A measure of property stocks had the biggest decline among the Hang Seng Index’s four industry groups. Sino Land slid 2.7 percent to HK$12.80. Henderson Land retreated 2.8 percent to HK$48.85.
Cheung Kong (Holdings) Ltd., Hong Kong’s No. 2 developer by market value, dropped 1.5 percent to HK$115.20. The company controlled by billionaire Li Ka-shing paid HK$11.65 billion ($1.5 billion), 10 percent less than the HK$13 billion median of five estimates in a Bloomberg News survey, for a site on Borrett Road yesterday.
Sands China Ltd., a casino operator in Macau, declined 3.6 percent to HK$18.60 after the Las Vegas Sun reported a judge in Nevada refused to dismiss a breach of contract claim filed by the company’s former chief executive officer.

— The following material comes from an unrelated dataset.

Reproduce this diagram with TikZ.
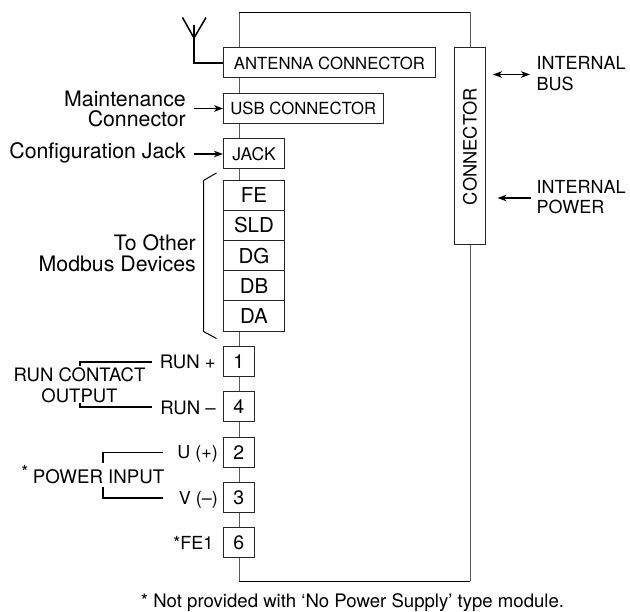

Huaneng Renewables fell 2.8 percent to HK$2.43 after tumbling as much as 11 percent. Dragon Crown rose 3.6 percent to HK$1.14.
The Hang Seng Index has fallen 2.7 percent this year on concern that Japan’s earthquake and nuclear crisis and monetary-policy tightening measures by China will damp economic growth. Shares in the gauge traded at an average 12.1 times forecast earnings, compared with 14.4 times at the end of last year, according to data compiled by Bloomberg.
Among stocks that rose, China Overseas Land gained 3.9 percent to HK$15.64, the steepest gain in the Hang Seng Index, after saying its sales of property in May rose 252 percent to HK$12.1 billion from a year earlier.
Greenheart Group Ltd., a lumber company controlled by Sino-Forest Corp., surged as much as 33 percent to HK$1.95, extending yesterday’s gains, after its parent asked Canadian regulators to investigate short selling of the company. Shares of Greenheart tumbled this week after Muddy Waters Research, founded by short-seller Carson Block, released a report saying the company’s parent may have exaggerated its land holdings.
“There’s some concern ＴＨＥ report form Muddy Waters had a lot of self interest in it, and overplayed some of the negative points,” said OSK Securities’ Sullivan.
Futures on the Hang Seng Index fell 0.9 percent to 22,275. The HSI Volatility Index, the benchmark gauge for Hong Kong stock options, rose 0.5 percent to 19.41, indicating options traders expect a swing of 5.6 percent in the Hang Seng Index in the next 30 days.